Documentary focuses on efforts to save threatened archaeological site in Afghanistan

EVANSTON, Ill. --- “Saving Mes Aynak”, a film by Northwestern University professor Brent Huffman, has been selected to have its world premiere at the International Documentary Film Festival Amsterdam (IDFA). The world's largest documentary film festival, IDFA, takes place Nov. 19 to 30.

The film follows Afghan archaeologist Qadir Temori as he races against time to save Mes Aynak, a 5,000-year-old archaeological site, from imminent demolition. Mes Aynak has more than 600 Buddha statues, devotional temples and an approximately 100-acre monastery complex 25 miles southeast of Kabul. The vast majority of relics and structures are underground; many are too large and fragile to be moved.

Huffman, a documentary filmmaker and assistant professor of journalism at Northwestern’s Medill School of Journalism, Media, Integrated Marketing Communications, has been independently shooting at Mes Aynak since 2011. He brought the documentary to Kartemquin Films in late 2013 through its KTQ Labs program.

The 60-minute film will compete in the IDFA Competition for Mid-Length Documentary category.
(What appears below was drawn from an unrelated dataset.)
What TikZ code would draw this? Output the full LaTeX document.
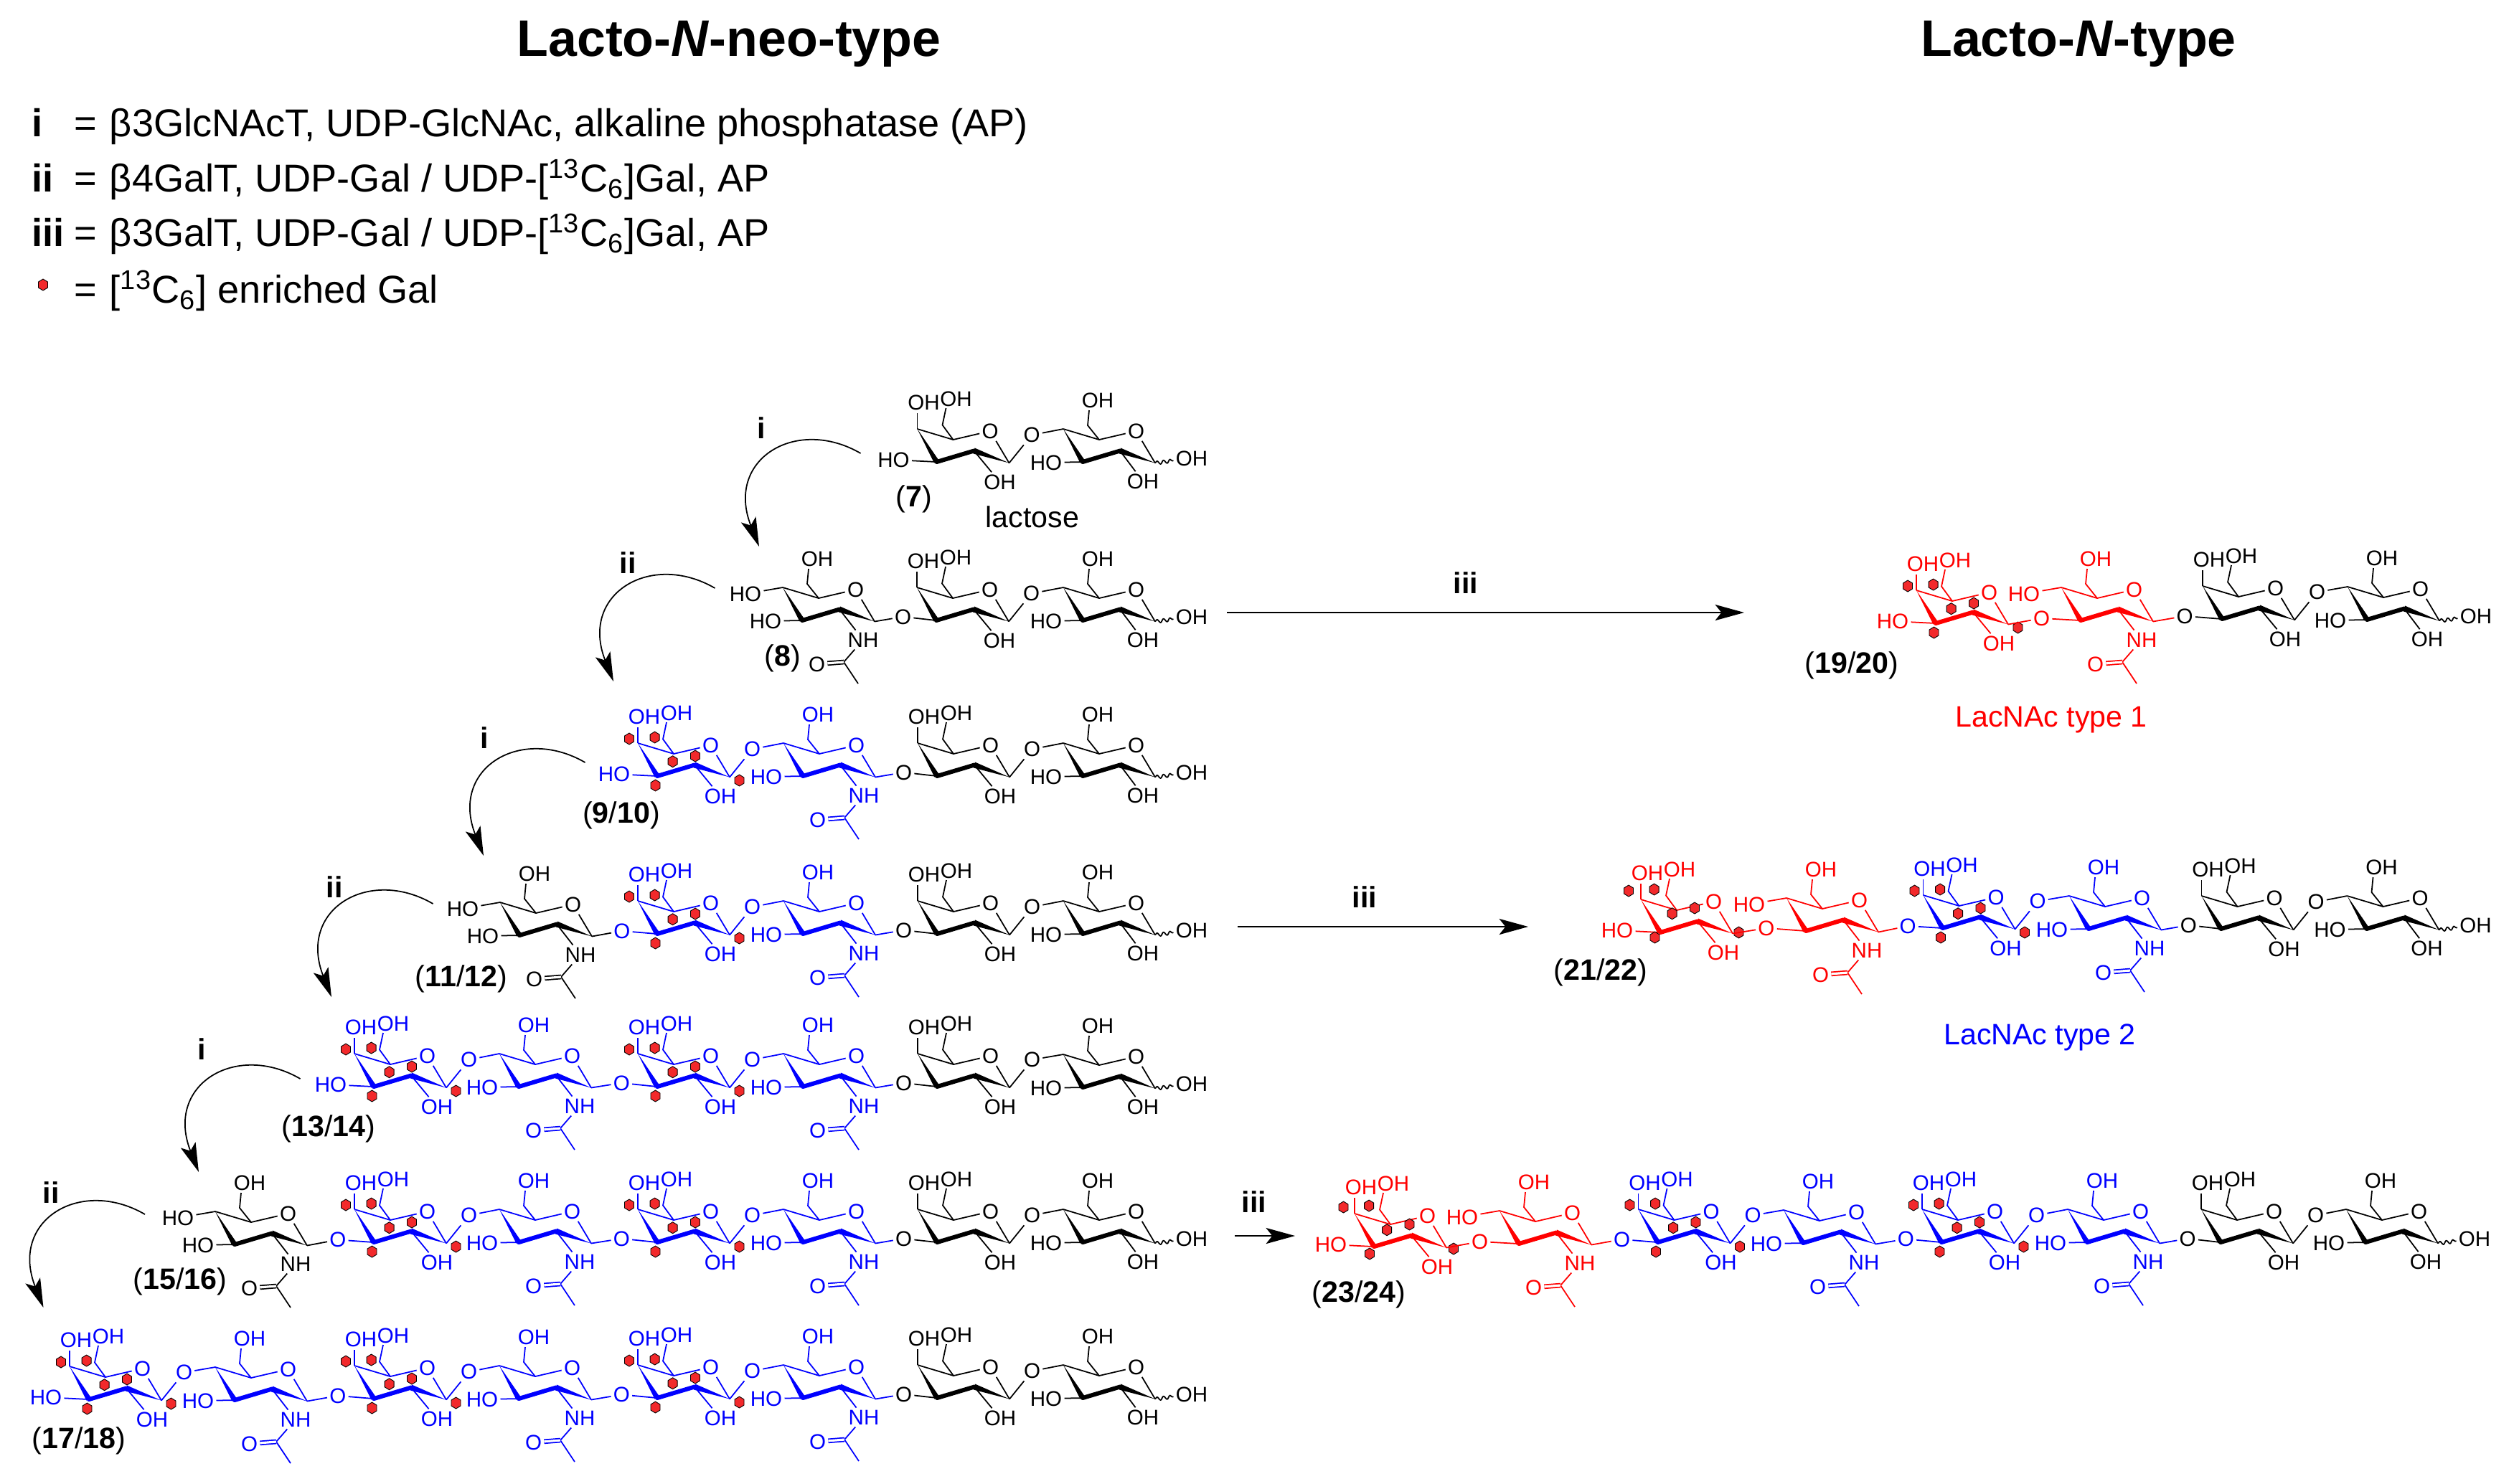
\documentclass[tikz,border=0pt]{standalone}
\usepackage{fontspec}
\setmainfont{Liberation Sans}
\usepackage{xcolor}
\definecolor{label13c}{rgb}{0.95, 0.16, 0.17}
\usetikzlibrary{arrows.meta}
\usetikzlibrary{decorations.pathmorphing}
\usetikzlibrary{calc}

\tikzset{
	atom/.style={font=\fontsize{8.4}{9}\selectfont, inner sep=0.7pt},
	boldbond/.style={line width=1.7pt, line cap=round},
	dblbond/.style={double, double distance=0.9pt},
	wavybond/.style={decorate, decoration={snake, amplitude=0.7pt, segment length=2.6pt}},
	hexmark/.style={fill=label13c, draw=black, line width=0.25pt},
	number/.style={font=\fontsize{11.7}{13}\selectfont, anchor=base, inner sep=0pt},
	reagent/.style={font=\fontsize{11.7}{13}\selectfont\bfseries, anchor=base, inner sep=0pt},
	legend/.style={font=\fontsize{15.4}{17}\selectfont, anchor=base west, inner sep=0pt},
	heading/.style={font=\fontsize{20.4}{22}\selectfont\bfseries, anchor=base, inner sep=0pt},
	arrowline/.style={-{Stealth[length=11.5pt, width=6.3pt, inset=2.5pt]}},
}

%one ring, all units have the same ring
\newcommand{\ringcore}[4]{
	\begin{scope}[shift={(#2,#3)},#4]
		\coordinate (#1c4) at (0,0);
		\coordinate (#1c5) at (50,15);
		\coordinate (#1c1) at (128,47.5);
		\coordinate (#1c2) at (79,30.5);
		\coordinate (#1c3) at (27,46);
		\node[atom] (#1o) at (101.5,3) {O};
		\draw (#1c4) -- (#1c5) -- (#1o) -- (#1c1);
		\fill (#1c4) -- (23.5,47.5) -- (30.5,44.5) -- cycle;
		\draw[boldbond] (#1c3) -- (#1c2);
		\fill (#1c1) -- (80,26.5) -- (78,34.5) -- cycle;
	\end{scope}
}
%galactose
\newcommand{\galunit}[4]{
	\ringcore{#1}{#2}{#3}{#4}
	\begin{scope}[shift={(#2,#3)},#4]
		\coordinate (#1c6) at (35,-5.5);
		\coordinate (#1e6) at (40,-29);
		\coordinate (#1e4) at (0,-22);
		\node[atom] (#1oh6) at (54,-42) {OH};
		\node[atom] (#1oh4) at (9,-37) {OH};
		\node[atom] (#1oh2) at (115,74) {OH};
		\draw (#1c5) -- (#1c6) -- (#1e6);
		\draw (#1c4) -- (#1e4);
		\draw (#1c2) -- (#1oh2);
	\end{scope}
}
%same upper arm for glucose and glcnac
\newcommand{\glcbase}[4]{
	\ringcore{#1}{#2}{#3}{#4}
	\begin{scope}[shift={(#2,#3)},#4]
		\coordinate (#1c6) at (34,-5);
		\coordinate (#1e6) at (36,-26);
		\node[atom] (#1oh6) at (48,-40) {OH};
		\draw (#1c5) -- (#1c6) -- (#1e6);
	\end{scope}
}
\newcommand{\glcunit}[4]{
	\glcbase{#1}{#2}{#3}{#4}
	\begin{scope}[shift={(#2,#3)},#4]
		\node[atom] (#1oh2) at (111,73) {OH};
		\node[atom] (#1oh1) at (179,41) {OH};
		\draw (#1c2) -- (#1oh2);
		\draw[wavybond] (#1c1) -- (#1oh1);
	\end{scope}
	\hoglc{#1}{#4}
}
\newcommand{\glcnacunit}[4]{
	\glcbase{#1}{#2}{#3}{#4}
	\begin{scope}[shift={(#2,#3)},#4]
		\node[atom] (#1nh) at (112,73) {NH};
		\coordinate (#1c7) at (85,104);
		\coordinate (#1me) at (105,134);
		\node[atom] (#1oc) at (47.5,107) {O};
		\draw (#1c2) -- (#1nh);
		\draw (#1nh) -- (#1c7) -- (#1me);
		\draw[dblbond] (#1c7) -- (#1oc);
	\end{scope}
}
%free hydroxyls on the left of a ring
\newcommand{\hogal}[2]{
	\node[atom,#2] (#1ho3) at ($(#1c4)+(-33,43)$) {HO};
	\draw[#2] (#1c3) -- (#1ho3);
}
\newcommand{\hoglc}[2]{
	\node[atom,#2] (#1ho3) at ($(#1c4)+(-24,47)$) {HO};
	\draw[#2] (#1c3) -- (#1ho3);
}
\newcommand{\hofour}[2]{
	\node[atom,#2] (#1ho4) at ($(#1c4)+(-52,9)$) {HO};
	\draw[#2] (#1c4) -- (#1ho4);
}
%glycosidic links, the o has the colour of the right ring
\newcommand{\linkthree}[4]{
	\node[atom,#4] (#1#2o) at ($(#1c1)!.46!(#2c3)+(0,-6)$) {O};
	\draw[#3] (#1c1) -- (#1#2o);
	\draw[#4] (#1#2o) -- (#2c3);
}
\newcommand{\linkfour}[4]{
	\node[atom,#4] (#1#2o) at ($(#1c1)+(31.5,-39)$) {O};
	\draw[#3] (#1c1) -- (#1#2o);
	\draw[#4] (#1#2o) -- (#2c4);
}
%13C marks of one gal, #3 #4 move them
\newcommand{\hexset}[4]{
	\begin{scope}[shift={(#1,#2)}]
		\foreach \hx/\hy in {-12/-6,23.6/-8,48.6/25.7,80/18,24.5/59,141.5/52}
		\filldraw[hexmark] (\hx+#3,\hy+#4) +(0,-8) -- +(6.5,-4) -- +(6.5,4) -- +(0,8) -- +(-6.5,4) -- +(-6.5,-4) -- cycle;
	\end{scope}
}
%lactose end of a chain
\newcommand{\lactail}[5]{
	\galunit{#1g}{#2}{#3}{black}
	\glcunit{#1h}{#4}{#5}{black}
	\linkfour{#1g}{#1h}{black}{black}
}
%one gal-glcnac disaccharide
\newcommand{\lacnac}[5]{
	\galunit{#1g}{#2}{#3}{blue}
	\glcnacunit{#1n}{#4}{#5}{blue}
	\hoglc{#1n}{blue}
	\linkfour{#1g}{#1n}{blue}{blue}
	\hexset{#2}{#3}{0}{0}
}
%curved reaction arrow, given by its tip
\newcommand{\turnarrow}[3]{
	\coordinate (#1t) at (#2,#3);
	\coordinate (#1s) at ($(#1t)+(141.5,-130)$);
	\draw[arrowline] (#1s) .. controls ($(#1t)+(52,-182)$) and ($(#1t)+(-48,-122)$) .. (#1t);
}

\begin{document}
\begin{tikzpicture}[x=0.01cm,y=-0.01cm,line width=0.5pt,line join=round]
	\useasboundingbox (0,0) rectangle (3504,2068);

	%titles
	\node[heading] (titleneo) at (1016,78) {Lacto-\textit{N}-neo-type};
	\node[heading] (titletype) at (2897,78) {Lacto-\textit{N}-type};

	%legend
	\node[legend] (legi) at (44,190) {\textbf{i}};
	\node[legend] (legieq) at (103,190) {=};
	\node[legend] (legitext) at (152,190) {β3GlcNAcT, UDP-GlcNAc, alkaline phosphatase (AP)};
	\node[legend] (legii) at (44,267) {\textbf{ii}};
	\node[legend] (legiieq) at (103,267) {=};
	\node[legend] (legiitext) at (152,267) {β4GalT, UDP-Gal / UDP-[\textsuperscript{13}C\textsubscript{6}]Gal, AP};
	\node[legend] (legiii) at (44,343) {\textbf{iii}};
	\node[legend] (legiiieq) at (103,343) {=};
	\node[legend] (legiiitext) at (152,343) {β3GalT, UDP-Gal / UDP-[\textsuperscript{13}C\textsubscript{6}]Gal, AP};
	\filldraw[hexmark] (60,397) +(0,-8) -- +(6.5,-4) -- +(6.5,4) -- +(0,8) -- +(-6.5,4) -- +(-6.5,-4) -- cycle;
	\node[legend] (legheq) at (103,422) {=};
	\node[legend] (leghtext) at (152,422) {[\textsuperscript{13}C\textsubscript{6}] enriched Gal};

	%lactose 7
	\lactail{a}{1278.5}{598}{1482}{598}
	\hogal{ag}{black}
	\node[number] (cmpa) at (1274,706) {(\textbf{7})};
	\node[number] (lactose) at (1439,735) {lactose};

	%8
	\lactail{b}{1278}{819}{1482}{819}
	\glcnacunit{bn}{1091}{819}{black}
	\hoglc{bn}{black}
	\hofour{bn}{black}
	\linkthree{bn}{bg}{black}{black}
	\node[number] (cmpb) at (1091,928) {(\textbf{8})};

	%9/10
	\lactail{c}{1279}{1036}{1482}{1036}
	\lacnac{cl}{889}{1036}{1092}{1036}
	\hogal{clg}{blue}
	\linkthree{cln}{cg}{blue}{black}
	\node[number] (cmpc) at (866,1147) {(\textbf{9}/\textbf{10})};

	%11/12
	\lactail{d}{1279}{1256}{1482}{1256}
	\lacnac{dl}{889}{1256}{1092}{1256}
	\linkthree{dln}{dg}{blue}{black}
	\glcnacunit{dn}{697}{1258}{black}
	\hoglc{dn}{black}
	\hofour{dn}{black}
	\linkthree{dn}{dlg}{black}{blue}
	\node[number] (cmpd) at (643,1375) {(\textbf{11}/\textbf{12})};

	%13/14
	\lactail{e}{1279}{1469}{1482}{1470}
	\lacnac{el}{889}{1469}{1092}{1469}
	\linkthree{eln}{eg}{blue}{black}
	\lacnac{em}{494}{1469}{696}{1469}
	\hogal{emg}{blue}
	\linkthree{emn}{elg}{blue}{blue}
	\node[number] (cmpe) at (458,1584) {(\textbf{13}/\textbf{14})};

	%15/16
	\lactail{f}{1279}{1686}{1482}{1686}
	\lacnac{fl}{889}{1686}{1092}{1686}
	\linkthree{fln}{fg}{blue}{black}
	\lacnac{fm}{494}{1686}{696}{1686}
	\linkthree{fmn}{flg}{blue}{blue}
	\glcnacunit{fn}{300}{1689}{black}
	\hoglc{fn}{black}
	\hofour{fn}{black}
	\linkthree{fn}{fmg}{black}{blue}
	\node[number] (cmpf) at (251,1797) {(\textbf{15}/\textbf{16})};

	%17/18
	\lactail{h}{1279}{1903}{1482}{1903}
	\lacnac{hl}{889}{1903}{1092}{1903}
	\linkthree{hln}{hg}{blue}{black}
	\lacnac{hm}{494}{1904}{696}{1904}
	\linkthree{hmn}{hlg}{blue}{blue}
	\lacnac{hk}{97}{1905}{300}{1906}
	\hogal{hkg}{blue}
	\linkthree{hkn}{hmg}{blue}{blue}
	\node[number] (cmph) at (110,2019) {(\textbf{17}/\textbf{18})};

	%19/20
	\lactail{p}{3070}{817}{3272}{818}
	\galunit{prg}{2671}{823}{red}
	\hogal{prg}{red}
	\hexset{2671}{823}{0}{0}
	\glcnacunit{prn}{2873}{819}{red}
	\hofour{prn}{red}
	\linkthree{prg}{prn}{red}{red}
	\linkthree{prn}{pg}{red}{black}
	\node[number] (cmpp) at (2581,938) {(\textbf{19}/\textbf{20})};
	\node[number,red] (typeone) at (2859,1013) {LacNAc type 1};

	%21/22
	\lactail{q}{3068.5}{1249}{3271.5}{1249}
	\lacnac{ql}{2680.5}{1248}{2884}{1249}
	\linkthree{qln}{qg}{blue}{black}
	\galunit{qrg}{2287}{1254}{red}
	\hogal{qrg}{red}
	\hexset{2287}{1254}{-5}{-6}
	\glcnacunit{qrn}{2490}{1252}{red}
	\hofour{qrn}{red}
	\linkthree{qrg}{qrn}{red}{red}
	\linkthree{qrn}{qlg}{red}{blue}
	\node[number] (cmpq) at (2231,1366) {(\textbf{21}/\textbf{22})};
	\node[number,blue] (typetwo) at (2843,1456) {LacNAc type 2};

	%23/24
	\lactail{s}{3068}{1686}{3270}{1686}
	\lacnac{sl}{2679}{1686}{2882}{1686}
	\linkthree{sln}{sg}{blue}{black}
	\lacnac{sm}{2283.5}{1686}{2486}{1687}
	\linkthree{smn}{slg}{blue}{blue}
	\galunit{srg}{1888}{1692}{red}
	\hogal{srg}{red}
	\hexset{1888}{1692}{-3.5}{-3}
	\glcnacunit{srn}{2090}{1688}{red}
	\hofour{srn}{red}
	\linkthree{srg}{srn}{red}{red}
	\linkthree{srn}{smg}{red}{blue}
	\node[number] (cmps) at (1894,1815) {(\textbf{23}/\textbf{24})};

	%curved arrows
	\turnarrow{ta}{1058}{762}
	\node[reagent] (ria) at (1061,611) {i};
	\turnarrow{tb}{855}{950}
	\node[reagent] (rib) at (875,799) {ii};
	\turnarrow{tc}{674}{1193}
	\node[reagent] (ric) at (675,1043) {i};
	\turnarrow{td}{462}{1390}
	\node[reagent] (rid) at (466,1251) {ii};
	\turnarrow{te}{277}{1634}
	\node[reagent] (rie) at (281,1477) {i};
	\turnarrow{tf}{60.5}{1823}
	\node[reagent] (rif) at (71,1677) {ii};

	%straight arrows
	\coordinate (sa1) at (1710,854);
	\coordinate (sa2) at (2431,854);
	\draw[arrowline] (sa1) -- (sa2);
	\node[reagent] (rsa) at (2043,827) {iii};
	\coordinate (sb1) at (1725,1292);
	\coordinate (sb2) at (2130,1292);
	\draw[arrowline] (sb1) -- (sb2);
	\node[reagent] (rsb) at (1902,1265) {iii};
	\coordinate (sc1) at (1721,1723);
	\coordinate (sc2) at (1805,1723);
	\draw[arrowline] (sc1) -- (sc2);
	\node[reagent] (rsc) at (1748,1690) {iii};
\end{tikzpicture}
\end{document}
Director/producer Huffman, producer Zak Piper and executive producers Gordon Quinn and Julia Reichert will attend the festival.

Beyond teaching at Northwestern, Huffman has directed, produced, written, shot and edited documentaries and long-form videos for a variety of outlets including The New York Times, the National Geographic Channel, the Discovery Channel, CNN, PBS and more.

Huffman also was one of 18 out of nearly 500 filmmakers chosen to receive the MacArthur independent documentary film grant from the MacArthur Foundation to help him complete the documentary.